DIRECTION: Copy, exactly and only, the lines from the one with "Output the Python" up to and including the one with "import plotly.graph_objects as go", leaving pictures out.

GIVEN RECORDS:
+++++

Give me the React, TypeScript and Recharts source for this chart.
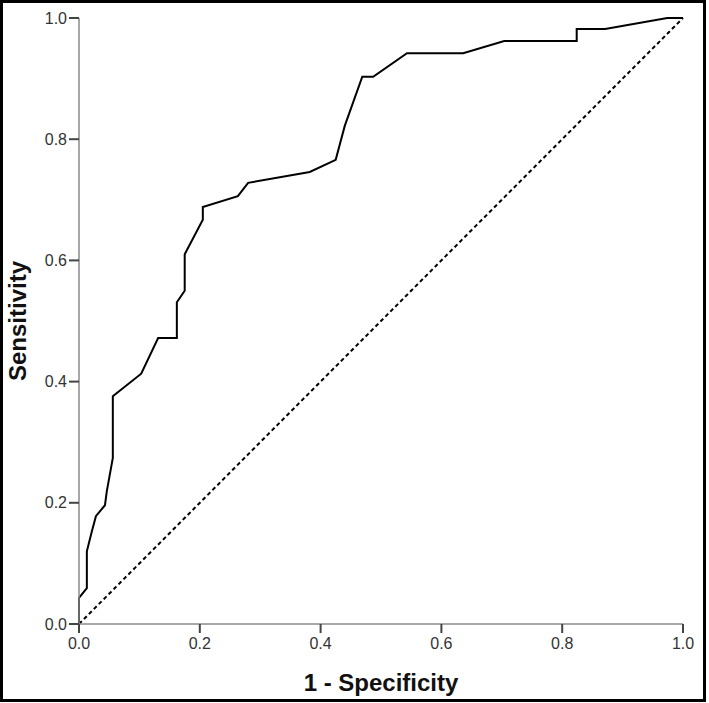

+++++

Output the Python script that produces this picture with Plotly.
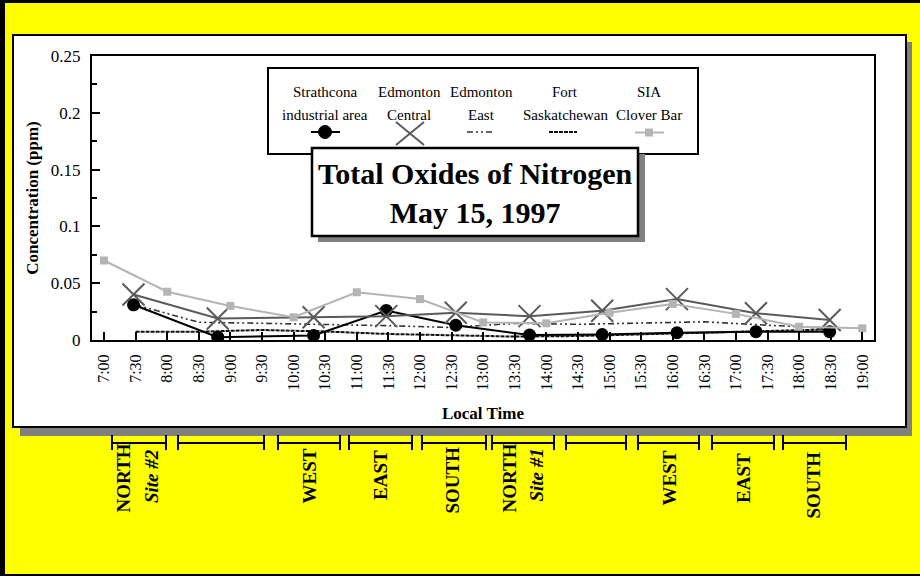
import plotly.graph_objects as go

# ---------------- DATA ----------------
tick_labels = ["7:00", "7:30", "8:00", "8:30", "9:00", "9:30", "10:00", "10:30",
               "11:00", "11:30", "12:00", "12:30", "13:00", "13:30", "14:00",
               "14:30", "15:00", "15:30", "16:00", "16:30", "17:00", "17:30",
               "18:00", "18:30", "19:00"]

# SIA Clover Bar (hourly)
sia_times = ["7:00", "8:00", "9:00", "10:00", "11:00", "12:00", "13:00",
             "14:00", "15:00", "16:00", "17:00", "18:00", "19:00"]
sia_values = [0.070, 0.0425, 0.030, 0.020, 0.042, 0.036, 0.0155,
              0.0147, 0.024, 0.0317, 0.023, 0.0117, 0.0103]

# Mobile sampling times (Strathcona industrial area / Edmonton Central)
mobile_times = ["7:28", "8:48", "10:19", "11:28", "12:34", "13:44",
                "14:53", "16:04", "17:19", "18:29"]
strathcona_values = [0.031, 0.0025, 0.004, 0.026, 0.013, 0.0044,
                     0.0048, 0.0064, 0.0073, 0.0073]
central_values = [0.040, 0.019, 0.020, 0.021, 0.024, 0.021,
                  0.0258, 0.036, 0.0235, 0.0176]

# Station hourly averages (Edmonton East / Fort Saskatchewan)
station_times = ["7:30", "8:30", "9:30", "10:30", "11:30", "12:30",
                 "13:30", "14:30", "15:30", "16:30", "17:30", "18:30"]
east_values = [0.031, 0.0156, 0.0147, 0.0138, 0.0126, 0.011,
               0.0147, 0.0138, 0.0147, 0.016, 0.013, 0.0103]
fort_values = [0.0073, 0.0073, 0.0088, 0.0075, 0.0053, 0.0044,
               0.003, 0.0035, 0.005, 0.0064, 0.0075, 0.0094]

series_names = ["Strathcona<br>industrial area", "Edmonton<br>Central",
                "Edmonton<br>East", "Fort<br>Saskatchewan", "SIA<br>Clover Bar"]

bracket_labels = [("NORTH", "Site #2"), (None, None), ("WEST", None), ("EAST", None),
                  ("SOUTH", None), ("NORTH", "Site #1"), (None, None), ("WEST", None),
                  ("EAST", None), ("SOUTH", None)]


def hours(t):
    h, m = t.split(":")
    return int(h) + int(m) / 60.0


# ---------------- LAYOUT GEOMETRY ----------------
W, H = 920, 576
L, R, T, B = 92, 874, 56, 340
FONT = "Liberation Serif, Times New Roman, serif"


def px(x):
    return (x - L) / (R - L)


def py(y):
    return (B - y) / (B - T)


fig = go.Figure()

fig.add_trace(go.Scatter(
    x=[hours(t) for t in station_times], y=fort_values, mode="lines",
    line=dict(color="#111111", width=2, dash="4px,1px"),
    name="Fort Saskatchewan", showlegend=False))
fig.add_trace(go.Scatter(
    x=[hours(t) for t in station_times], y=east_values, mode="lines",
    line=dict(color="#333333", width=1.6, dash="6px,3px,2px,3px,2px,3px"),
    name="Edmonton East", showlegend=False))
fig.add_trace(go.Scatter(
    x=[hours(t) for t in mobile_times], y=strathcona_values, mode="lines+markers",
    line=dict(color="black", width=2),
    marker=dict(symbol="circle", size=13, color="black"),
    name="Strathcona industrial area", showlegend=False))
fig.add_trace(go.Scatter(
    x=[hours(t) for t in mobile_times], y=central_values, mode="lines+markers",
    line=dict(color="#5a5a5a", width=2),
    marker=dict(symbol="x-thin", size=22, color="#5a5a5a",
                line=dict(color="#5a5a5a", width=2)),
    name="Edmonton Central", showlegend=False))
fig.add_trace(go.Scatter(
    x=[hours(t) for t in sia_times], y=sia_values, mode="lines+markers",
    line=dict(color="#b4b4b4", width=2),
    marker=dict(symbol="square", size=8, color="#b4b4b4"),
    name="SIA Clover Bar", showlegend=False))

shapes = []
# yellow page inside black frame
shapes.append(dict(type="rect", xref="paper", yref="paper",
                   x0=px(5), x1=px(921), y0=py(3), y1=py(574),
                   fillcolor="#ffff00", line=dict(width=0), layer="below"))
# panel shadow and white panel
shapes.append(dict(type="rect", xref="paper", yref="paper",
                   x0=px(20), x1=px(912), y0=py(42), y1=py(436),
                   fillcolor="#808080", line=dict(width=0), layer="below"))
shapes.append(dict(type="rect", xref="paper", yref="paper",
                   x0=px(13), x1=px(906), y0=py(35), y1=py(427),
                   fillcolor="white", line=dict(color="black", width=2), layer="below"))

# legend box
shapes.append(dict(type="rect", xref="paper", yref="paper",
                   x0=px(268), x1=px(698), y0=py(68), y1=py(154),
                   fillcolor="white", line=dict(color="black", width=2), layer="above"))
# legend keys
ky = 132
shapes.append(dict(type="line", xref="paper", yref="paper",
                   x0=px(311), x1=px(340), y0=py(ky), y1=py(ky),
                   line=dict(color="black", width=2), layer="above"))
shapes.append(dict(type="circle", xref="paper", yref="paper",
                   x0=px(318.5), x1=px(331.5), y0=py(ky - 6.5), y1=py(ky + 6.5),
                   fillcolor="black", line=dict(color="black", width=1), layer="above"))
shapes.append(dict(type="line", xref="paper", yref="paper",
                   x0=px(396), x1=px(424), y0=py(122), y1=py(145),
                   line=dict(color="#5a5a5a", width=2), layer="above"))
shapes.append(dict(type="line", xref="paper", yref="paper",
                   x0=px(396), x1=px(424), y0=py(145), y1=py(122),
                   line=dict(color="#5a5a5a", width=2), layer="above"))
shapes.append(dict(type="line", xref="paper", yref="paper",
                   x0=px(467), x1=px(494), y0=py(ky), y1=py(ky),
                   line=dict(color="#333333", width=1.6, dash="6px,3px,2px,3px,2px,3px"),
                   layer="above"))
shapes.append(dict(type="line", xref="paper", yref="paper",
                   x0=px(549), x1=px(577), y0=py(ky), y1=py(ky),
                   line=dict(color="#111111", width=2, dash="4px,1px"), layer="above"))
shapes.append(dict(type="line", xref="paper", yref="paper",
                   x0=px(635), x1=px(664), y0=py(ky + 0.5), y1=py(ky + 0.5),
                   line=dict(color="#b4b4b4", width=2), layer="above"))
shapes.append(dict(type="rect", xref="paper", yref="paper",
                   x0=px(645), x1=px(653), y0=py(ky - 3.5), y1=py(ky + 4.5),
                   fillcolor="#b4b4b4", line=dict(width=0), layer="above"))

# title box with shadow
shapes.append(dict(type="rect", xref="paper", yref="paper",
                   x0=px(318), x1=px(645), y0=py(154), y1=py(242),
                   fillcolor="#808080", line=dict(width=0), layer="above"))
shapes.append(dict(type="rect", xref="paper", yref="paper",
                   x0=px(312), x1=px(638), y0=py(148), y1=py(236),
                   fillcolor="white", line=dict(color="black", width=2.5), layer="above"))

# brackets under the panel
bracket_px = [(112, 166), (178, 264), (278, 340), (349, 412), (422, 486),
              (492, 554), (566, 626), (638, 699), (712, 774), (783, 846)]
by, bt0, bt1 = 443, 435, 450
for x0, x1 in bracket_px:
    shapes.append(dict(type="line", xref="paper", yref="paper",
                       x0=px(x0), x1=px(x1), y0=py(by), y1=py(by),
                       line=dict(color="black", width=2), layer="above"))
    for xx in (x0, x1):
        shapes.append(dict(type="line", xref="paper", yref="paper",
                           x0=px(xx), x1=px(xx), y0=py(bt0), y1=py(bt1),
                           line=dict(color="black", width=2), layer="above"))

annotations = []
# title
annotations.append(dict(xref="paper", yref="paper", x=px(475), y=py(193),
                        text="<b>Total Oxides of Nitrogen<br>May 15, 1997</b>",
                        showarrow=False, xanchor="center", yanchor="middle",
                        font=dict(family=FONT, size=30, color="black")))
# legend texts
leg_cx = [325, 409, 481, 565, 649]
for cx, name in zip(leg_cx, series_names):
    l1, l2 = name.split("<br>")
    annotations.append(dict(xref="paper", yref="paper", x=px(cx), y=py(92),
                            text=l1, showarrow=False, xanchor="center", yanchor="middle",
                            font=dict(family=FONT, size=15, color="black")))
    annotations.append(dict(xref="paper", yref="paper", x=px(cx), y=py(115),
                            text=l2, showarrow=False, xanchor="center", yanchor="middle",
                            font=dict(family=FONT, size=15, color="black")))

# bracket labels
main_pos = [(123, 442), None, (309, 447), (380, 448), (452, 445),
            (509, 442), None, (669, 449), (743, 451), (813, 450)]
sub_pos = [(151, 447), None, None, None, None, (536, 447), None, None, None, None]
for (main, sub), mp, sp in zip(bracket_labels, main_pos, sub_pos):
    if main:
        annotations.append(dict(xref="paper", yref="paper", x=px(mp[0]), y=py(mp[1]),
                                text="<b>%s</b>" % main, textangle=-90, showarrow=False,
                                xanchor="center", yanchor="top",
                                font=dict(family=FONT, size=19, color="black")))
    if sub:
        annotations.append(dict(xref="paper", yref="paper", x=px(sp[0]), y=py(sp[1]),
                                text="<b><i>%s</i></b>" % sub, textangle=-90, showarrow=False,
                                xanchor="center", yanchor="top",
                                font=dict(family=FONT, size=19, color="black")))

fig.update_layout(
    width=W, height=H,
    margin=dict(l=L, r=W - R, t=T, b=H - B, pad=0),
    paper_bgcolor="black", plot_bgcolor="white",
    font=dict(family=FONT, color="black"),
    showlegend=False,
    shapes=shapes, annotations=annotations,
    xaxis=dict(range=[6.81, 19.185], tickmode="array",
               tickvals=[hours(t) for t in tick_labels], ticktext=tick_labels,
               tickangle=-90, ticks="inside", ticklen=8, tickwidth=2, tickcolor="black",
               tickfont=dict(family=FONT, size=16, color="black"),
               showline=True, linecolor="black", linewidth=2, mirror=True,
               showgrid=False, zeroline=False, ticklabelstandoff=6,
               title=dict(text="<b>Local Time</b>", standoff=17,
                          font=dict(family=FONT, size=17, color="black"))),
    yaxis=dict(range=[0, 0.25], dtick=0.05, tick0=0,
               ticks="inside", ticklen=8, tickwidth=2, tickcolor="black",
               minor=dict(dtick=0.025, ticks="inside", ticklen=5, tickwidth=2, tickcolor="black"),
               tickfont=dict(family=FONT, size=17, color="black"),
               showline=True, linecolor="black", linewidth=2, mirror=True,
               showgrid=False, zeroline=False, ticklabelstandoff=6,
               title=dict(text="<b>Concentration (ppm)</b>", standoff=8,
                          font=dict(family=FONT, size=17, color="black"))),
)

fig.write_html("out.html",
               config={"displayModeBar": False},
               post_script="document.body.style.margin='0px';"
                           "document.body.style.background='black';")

+++++

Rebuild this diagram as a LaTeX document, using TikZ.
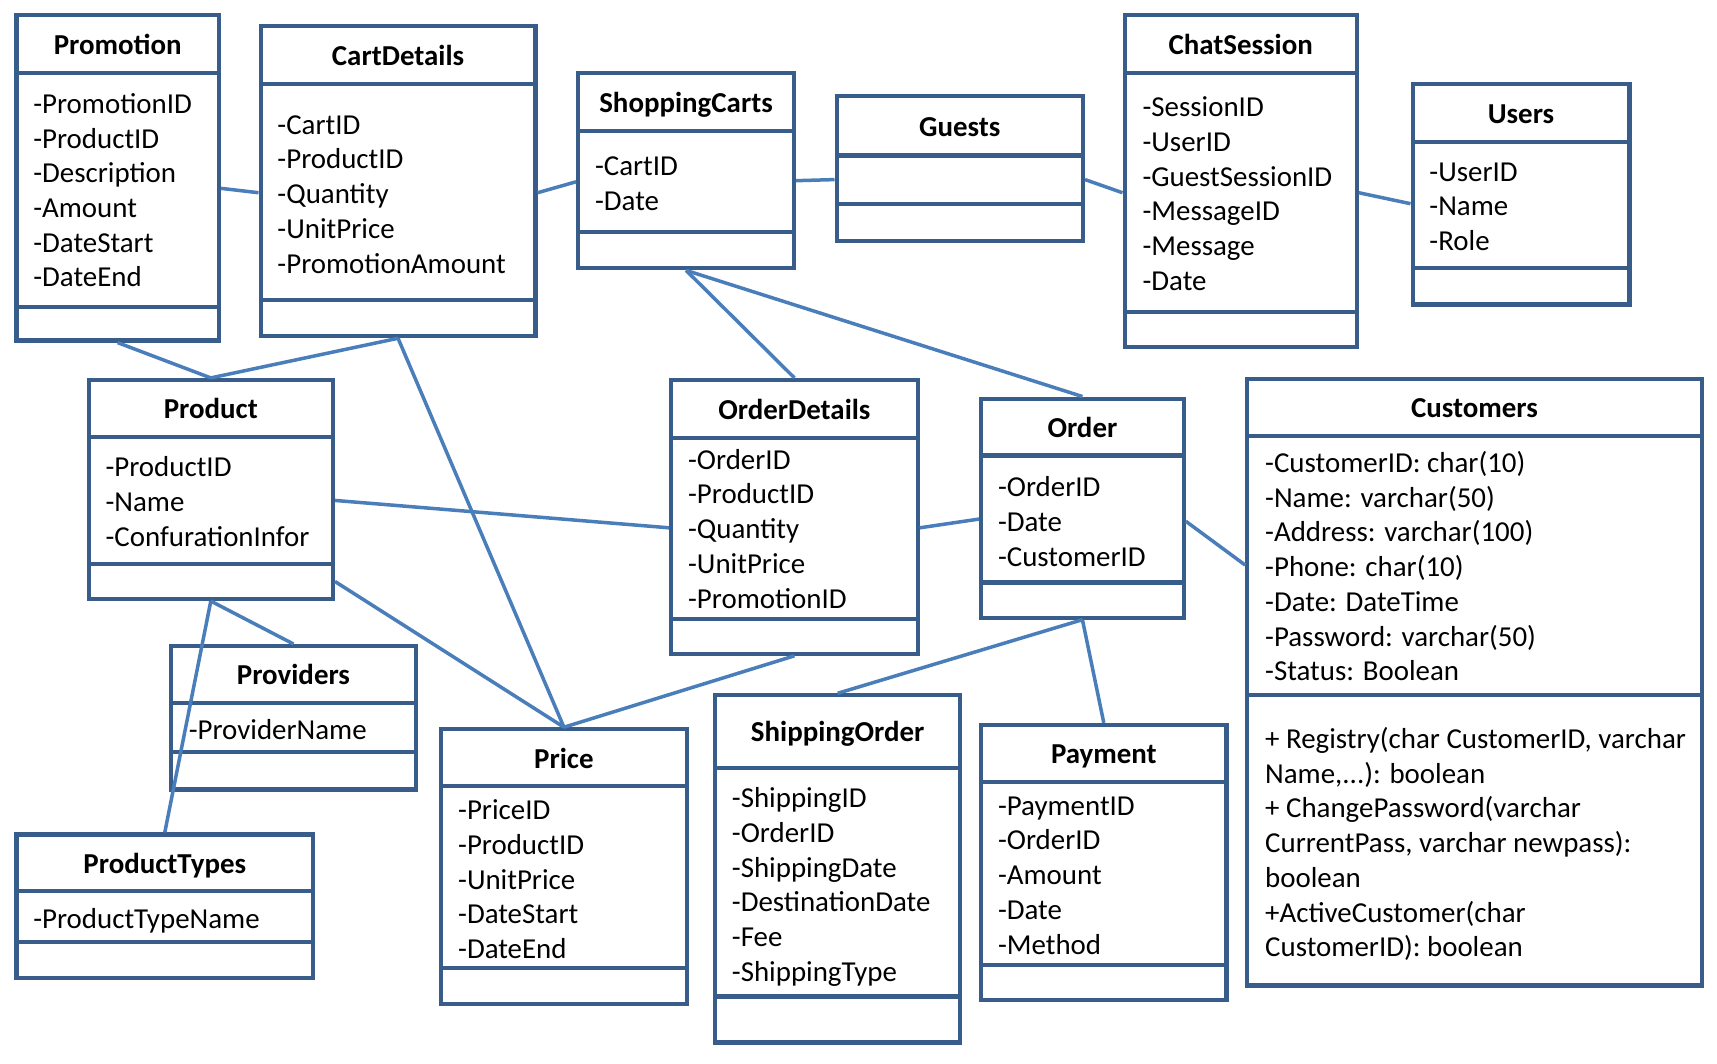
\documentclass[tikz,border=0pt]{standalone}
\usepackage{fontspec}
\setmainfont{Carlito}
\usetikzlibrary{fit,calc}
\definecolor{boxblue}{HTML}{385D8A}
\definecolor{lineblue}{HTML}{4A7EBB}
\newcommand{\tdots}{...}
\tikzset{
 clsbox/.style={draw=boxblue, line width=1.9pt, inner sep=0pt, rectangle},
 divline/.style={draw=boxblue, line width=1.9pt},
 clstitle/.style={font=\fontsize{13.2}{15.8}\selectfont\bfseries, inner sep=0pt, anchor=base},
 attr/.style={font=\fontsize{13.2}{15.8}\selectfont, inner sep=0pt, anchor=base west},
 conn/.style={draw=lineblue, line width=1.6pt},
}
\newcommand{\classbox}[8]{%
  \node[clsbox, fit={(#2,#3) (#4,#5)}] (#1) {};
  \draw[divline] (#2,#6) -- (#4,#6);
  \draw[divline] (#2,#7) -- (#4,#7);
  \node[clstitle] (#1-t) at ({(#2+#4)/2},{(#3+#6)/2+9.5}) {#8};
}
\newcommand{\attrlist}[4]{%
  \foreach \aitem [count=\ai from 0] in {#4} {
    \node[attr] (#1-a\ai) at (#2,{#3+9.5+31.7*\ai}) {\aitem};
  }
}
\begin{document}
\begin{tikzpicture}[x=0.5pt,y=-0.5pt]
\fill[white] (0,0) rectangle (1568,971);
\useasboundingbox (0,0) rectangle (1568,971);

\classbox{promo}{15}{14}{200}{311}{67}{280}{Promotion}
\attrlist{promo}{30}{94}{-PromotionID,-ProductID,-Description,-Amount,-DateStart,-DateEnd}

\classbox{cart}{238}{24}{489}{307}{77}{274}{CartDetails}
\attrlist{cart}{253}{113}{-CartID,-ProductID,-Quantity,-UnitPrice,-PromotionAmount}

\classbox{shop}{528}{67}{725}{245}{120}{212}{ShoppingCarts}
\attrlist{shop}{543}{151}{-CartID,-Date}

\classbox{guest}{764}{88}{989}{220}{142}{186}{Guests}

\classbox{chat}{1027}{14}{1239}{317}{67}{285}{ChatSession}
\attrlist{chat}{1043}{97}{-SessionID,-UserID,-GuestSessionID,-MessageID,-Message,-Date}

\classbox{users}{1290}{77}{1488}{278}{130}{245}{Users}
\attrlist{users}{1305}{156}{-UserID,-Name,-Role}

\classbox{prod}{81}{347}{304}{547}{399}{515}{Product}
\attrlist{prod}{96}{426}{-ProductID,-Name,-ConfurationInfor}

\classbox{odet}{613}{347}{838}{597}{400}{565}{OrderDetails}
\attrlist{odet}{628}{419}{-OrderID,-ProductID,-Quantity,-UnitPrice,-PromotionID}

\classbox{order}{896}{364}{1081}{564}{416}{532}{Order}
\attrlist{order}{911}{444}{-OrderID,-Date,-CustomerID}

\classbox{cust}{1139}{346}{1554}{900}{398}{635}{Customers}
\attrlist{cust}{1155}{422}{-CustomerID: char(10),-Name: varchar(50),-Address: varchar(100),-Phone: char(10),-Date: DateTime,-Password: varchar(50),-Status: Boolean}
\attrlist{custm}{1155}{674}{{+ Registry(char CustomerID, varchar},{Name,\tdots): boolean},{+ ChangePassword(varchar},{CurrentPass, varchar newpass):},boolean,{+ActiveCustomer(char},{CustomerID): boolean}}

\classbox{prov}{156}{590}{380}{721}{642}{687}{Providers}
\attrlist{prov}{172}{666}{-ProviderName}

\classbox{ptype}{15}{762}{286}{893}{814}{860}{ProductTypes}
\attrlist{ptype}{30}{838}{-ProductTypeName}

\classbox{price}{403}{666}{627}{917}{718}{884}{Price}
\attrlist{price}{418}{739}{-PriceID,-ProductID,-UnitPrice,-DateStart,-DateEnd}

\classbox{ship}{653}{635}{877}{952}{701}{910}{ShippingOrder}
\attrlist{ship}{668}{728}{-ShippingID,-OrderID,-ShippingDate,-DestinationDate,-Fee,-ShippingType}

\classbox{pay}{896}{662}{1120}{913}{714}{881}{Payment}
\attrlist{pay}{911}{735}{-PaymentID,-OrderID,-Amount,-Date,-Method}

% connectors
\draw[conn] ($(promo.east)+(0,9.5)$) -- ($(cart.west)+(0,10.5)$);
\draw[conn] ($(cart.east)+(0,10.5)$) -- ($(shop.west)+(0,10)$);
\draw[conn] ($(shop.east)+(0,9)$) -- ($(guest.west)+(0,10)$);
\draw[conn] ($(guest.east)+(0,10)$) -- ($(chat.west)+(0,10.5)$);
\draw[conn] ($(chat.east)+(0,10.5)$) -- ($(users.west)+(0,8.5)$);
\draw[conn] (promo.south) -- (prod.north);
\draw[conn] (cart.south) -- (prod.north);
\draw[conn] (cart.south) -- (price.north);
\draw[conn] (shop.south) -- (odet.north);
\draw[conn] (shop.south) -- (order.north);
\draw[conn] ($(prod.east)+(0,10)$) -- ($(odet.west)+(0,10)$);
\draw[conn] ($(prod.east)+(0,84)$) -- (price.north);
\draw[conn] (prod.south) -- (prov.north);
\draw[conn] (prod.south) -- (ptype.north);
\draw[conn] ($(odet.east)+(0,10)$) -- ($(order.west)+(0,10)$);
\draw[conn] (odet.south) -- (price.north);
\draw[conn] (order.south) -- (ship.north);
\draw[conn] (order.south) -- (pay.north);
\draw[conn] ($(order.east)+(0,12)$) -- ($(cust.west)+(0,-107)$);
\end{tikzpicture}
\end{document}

+++++

RESPONSE TO THE EXERCISE:
Output the Python script that produces this picture with Plotly.
import plotly.graph_objects as go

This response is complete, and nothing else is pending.